Urban Engines
- Type: Private (acquired by Google)
- Industry: Data Analytics
- Defunct: September 2016
- Fate: Acquired by Google
- Headquarters: Los Altos, California, United States,
- Key people: Shiva Shivakumar (Co-Founder and CEO) Balaji Prabhakar (Co-Founder & Chief Scientist)
- Website: www.urbanengines.com

= Urban Engines =

Urban Engines was a data analytics startup based in Silicon Valley. It was acquired by Google in September 2016. It used data to give insight into cities and how people move around in them. Founder and CEO Shiva Shivakumar says the company is mapping the "Internet of Moving Things," as quoted by the New York Times, which is a new way of mapping objects in motion. The company's goal is to improve mobility in cities.

Urban Engines has developed a new type of database, which maps objects in motion, called a "Space/Time Engine", and currently has deals with cities like, Washington D.C., São Paulo and Singapore as well as delivery and logistics companies.
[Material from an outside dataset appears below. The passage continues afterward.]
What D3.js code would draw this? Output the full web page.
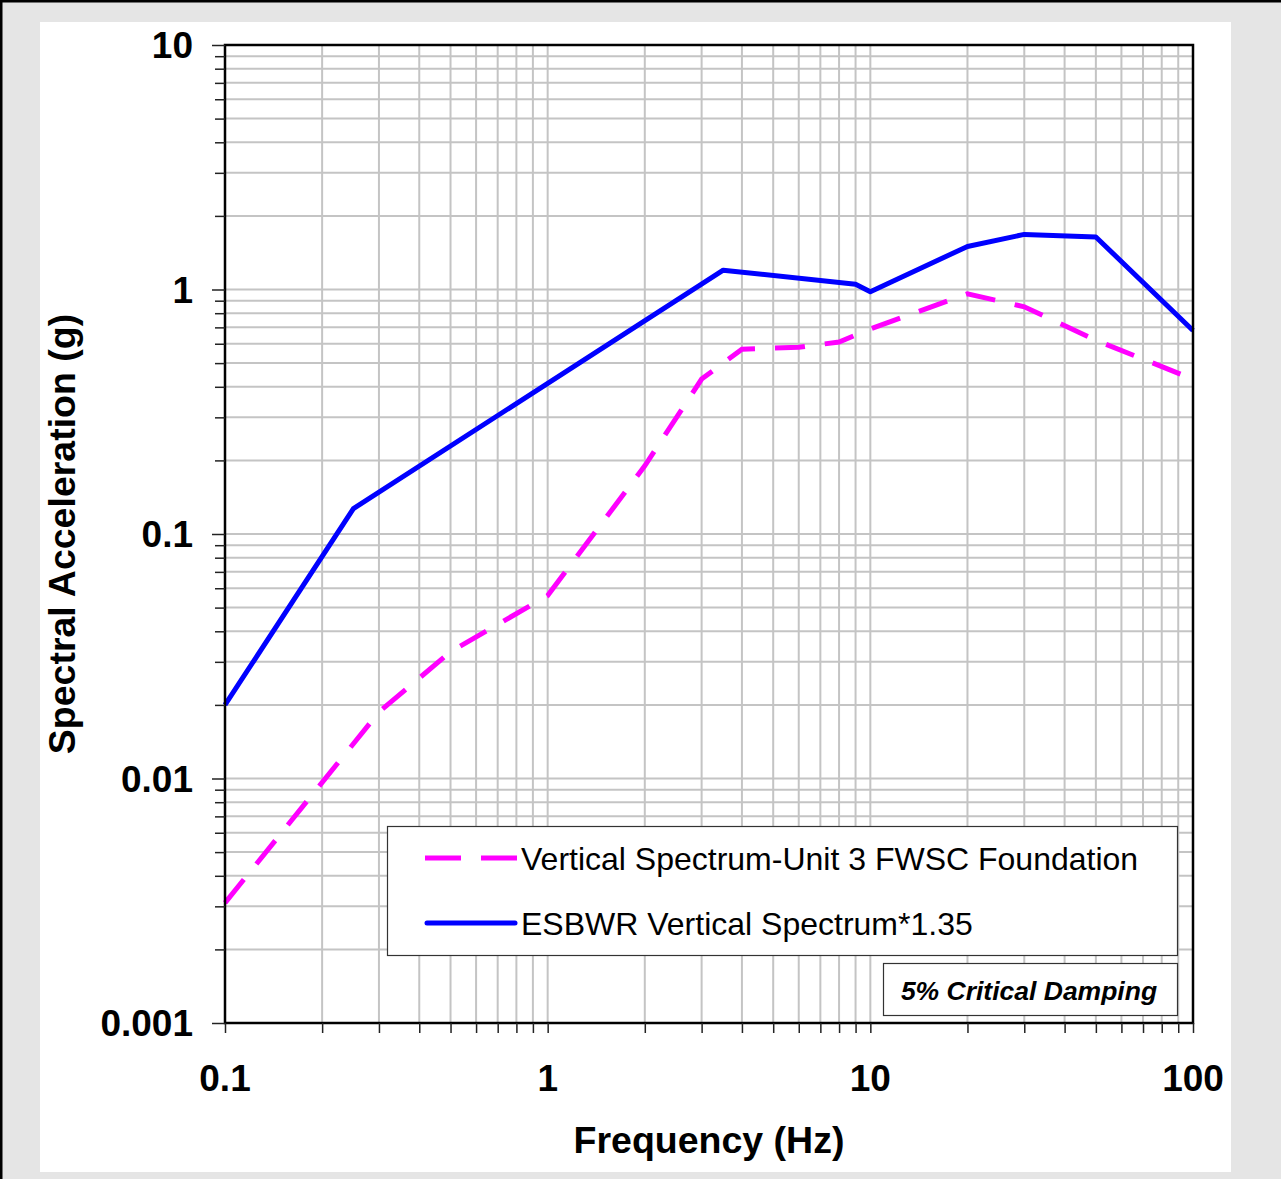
<!DOCTYPE html>
<html>
<head>
<meta charset="utf-8">
<script src="https://cdn.jsdelivr.net/npm/d3@7"></script>
<style>
  body { margin: 0; background: #fff; }
  svg { display: block; font-family: "Liberation Sans", Arial, sans-serif; }
</style>
</head>
<body>
<svg id="chart" width="1281" height="1179"></svg>
<script>
// data
var freqSite = [0.1, 0.3, 0.5, 1, 2, 3, 4, 6, 8, 10, 20, 30, 50, 100];
var accSite  = [0.0031, 0.0187, 0.033, 0.056, 0.19, 0.43, 0.57, 0.58, 0.61, 0.69, 0.96, 0.85, 0.62, 0.43];
var freqEsbwr = [0.1, 0.25, 3.5, 9, 10, 20, 30, 50, 100];
var accEsbwr  = [0.02, 0.127, 1.2, 1.05, 0.98, 1.5, 1.68, 1.64, 0.68];
var xTickLabels = ["0.1", "1", "10", "100"];
var yTickLabels = ["0.001", "0.01", "0.1", "1", "10"];
var seriesNames = ["Vertical Spectrum-Unit 3 FWSC Foundation", "ESBWR Vertical Spectrum*1.35"];

var svg = d3.select("#chart");

// outer frame
svg.append("rect").attr("width", 1281).attr("height", 1179).attr("fill", "#e5e5e5");
svg.append("rect").attr("x", 40).attr("y", 22).attr("width", 1191).attr("height", 1150).attr("fill", "#fff");
svg.append("line").attr("x1", 0).attr("x2", 1281).attr("y1", 1).attr("y2", 1).attr("stroke", "#000").attr("stroke-width", 3);
svg.append("line").attr("x1", 1).attr("x2", 1).attr("y1", 0).attr("y2", 1179).attr("stroke", "#000").attr("stroke-width", 3);

var x = d3.scaleLog().domain([0.1, 100]).range([225, 1193]);
var y = d3.scaleLog().domain([0.001, 10]).range([1023, 45]);

var xt = x.ticks();
var yt = y.ticks();

// grid
var grid = svg.append("g").attr("stroke", "#c4c4c4").attr("stroke-width", 2);
grid.selectAll(".vg").data(xt).enter().append("line")
  .attr("x1", function (d) { return x(d); }).attr("x2", function (d) { return x(d); })
  .attr("y1", 45).attr("y2", 1023);
grid.selectAll(".hg").data(yt).enter().append("line")
  .attr("y1", function (d) { return y(d); }).attr("y2", function (d) { return y(d); })
  .attr("x1", 225).attr("x2", 1193);

// series
var line = d3.line()
  .x(function (d) { return x(d[0]); })
  .y(function (d) { return y(d[1]); });

var siteData = freqSite.map(function (f, i) { return [f, accSite[i]]; });
var esbwrData = freqEsbwr.map(function (f, i) { return [f, accEsbwr[i]]; });

svg.append("path").datum(siteData)
  .attr("d", line)
  .attr("fill", "none")
  .attr("stroke", "#ff00ff")
  .attr("stroke-width", 5)
  .attr("stroke-dasharray", "30,20");

svg.append("path").datum(esbwrData)
  .attr("d", line)
  .attr("fill", "none")
  .attr("stroke", "#0000ff")
  .attr("stroke-width", 5)
  .attr("stroke-linejoin", "round");

// legend
var legend = svg.append("g");
legend.append("rect")
  .attr("x", 387.5).attr("y", 826.5).attr("width", 790).attr("height", 129)
  .attr("fill", "#fff").attr("stroke", "#333").attr("stroke-width", 1.2);
legend.append("line")
  .attr("x1", 425).attr("x2", 517).attr("y1", 858).attr("y2", 858)
  .attr("stroke", "#ff00ff").attr("stroke-width", 5).attr("stroke-dasharray", "36,20");
legend.append("line")
  .attr("x1", 427).attr("x2", 515).attr("y1", 923).attr("y2", 923)
  .attr("stroke", "#0000ff").attr("stroke-width", 5).attr("stroke-linecap", "round");
legend.selectAll(".lt").data(seriesNames).enter().append("text")
  .attr("x", 521)
  .attr("y", function (d, i) { return 870 + i * 65; })
  .attr("font-size", 32)
  .attr("fill", "#000")
  .text(function (d) { return d; });

// damping note
svg.append("rect")
  .attr("x", 883.5).attr("y", 963.5).attr("width", 294).attr("height", 52)
  .attr("fill", "#fff").attr("stroke", "#333").attr("stroke-width", 1.2);
svg.append("text")
  .attr("x", 1029).attr("y", 1000)
  .attr("text-anchor", "middle")
  .attr("font-size", 26.5).attr("font-weight", "bold").attr("font-style", "italic")
  .text("5% Critical Damping");

// plot border
svg.append("rect")
  .attr("x", 225).attr("y", 45).attr("width", 968).attr("height", 978)
  .attr("fill", "none").attr("stroke", "#000").attr("stroke-width", 2.5);

// axes
function isMajor(d) { return Math.abs(Math.log10(d) - Math.round(Math.log10(d))) < 1e-9; }

var yAxis = svg.append("g").attr("transform", "translate(225,0)")
  .call(d3.axisLeft(y).tickValues(yt).tickSize(10).tickFormat(""));
yAxis.select(".domain").remove();
yAxis.selectAll(".tick line").attr("stroke", "#222").attr("stroke-width", 1.5)
  .attr("x2", function (d) { return isMajor(d) ? -13 : -10; });

var xAxis = svg.append("g").attr("transform", "translate(0,1023)")
  .call(d3.axisBottom(x).tickValues(xt).tickSize(10).tickFormat(""));
xAxis.select(".domain").remove();
xAxis.selectAll(".tick line").attr("stroke", "#222").attr("stroke-width", 1.5);

// tick labels
var yMajor = yt.filter(isMajor);
svg.selectAll(".yl").data(yMajor).enter().append("text")
  .attr("x", 193)
  .attr("y", function (d) { return y(d); })
  .attr("dy", "0.36em")
  .attr("text-anchor", "end")
  .attr("font-size", 37).attr("font-weight", "bold")
  .text(function (d, i) { return yTickLabels[i]; });

var xMajor = xt.filter(isMajor);
svg.selectAll(".xl").data(xMajor).enter().append("text")
  .attr("x", function (d) { return x(d); })
  .attr("y", 1091)
  .attr("text-anchor", "middle")
  .attr("font-size", 37).attr("font-weight", "bold")
  .text(function (d, i) { return xTickLabels[i]; });

// axis titles
svg.append("text")
  .attr("x", 709).attr("y", 1153)
  .attr("text-anchor", "middle")
  .attr("font-size", 37.5).attr("font-weight", "bold")
  .text("Frequency (Hz)");

svg.append("text")
  .attr("transform", "translate(75,534) rotate(-90)")
  .attr("text-anchor", "middle")
  .attr("font-size", 37.5).attr("font-weight", "bold")
  .text("Spectral Acceleration (g)");
</script>
</body>
</html>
The company also released a commuter app with "mixed-mode routing," which evaluates different modes of transportation – walking, driving, public transit, and Uber – to give users the quickest routes. The app is built on Urban Engines own proprietary mapping system.

==History and funding==
The company was founded by Shiva Shivakumar and Balaji Prabhakar. Shiva was previously VP of Engineering and a Distinguished Entrepreneur at Google (2001-2010), who helped build AdSense, Search Appliances and Cloud Apps, and Balaji is a Stanford professor and director of the Stanford Center for Societal Networks, a prominent research initiative to make societal networks smarter, more scalable and more efficient.

Urban Engines has raised an undisclosed amount of money led by Google Ventures. Andreessen Horowitz, SV Angel, Greylock, Samsung Ventures, early Google investor Ram Shriram and Google Chairman Eric Schmidt also participated.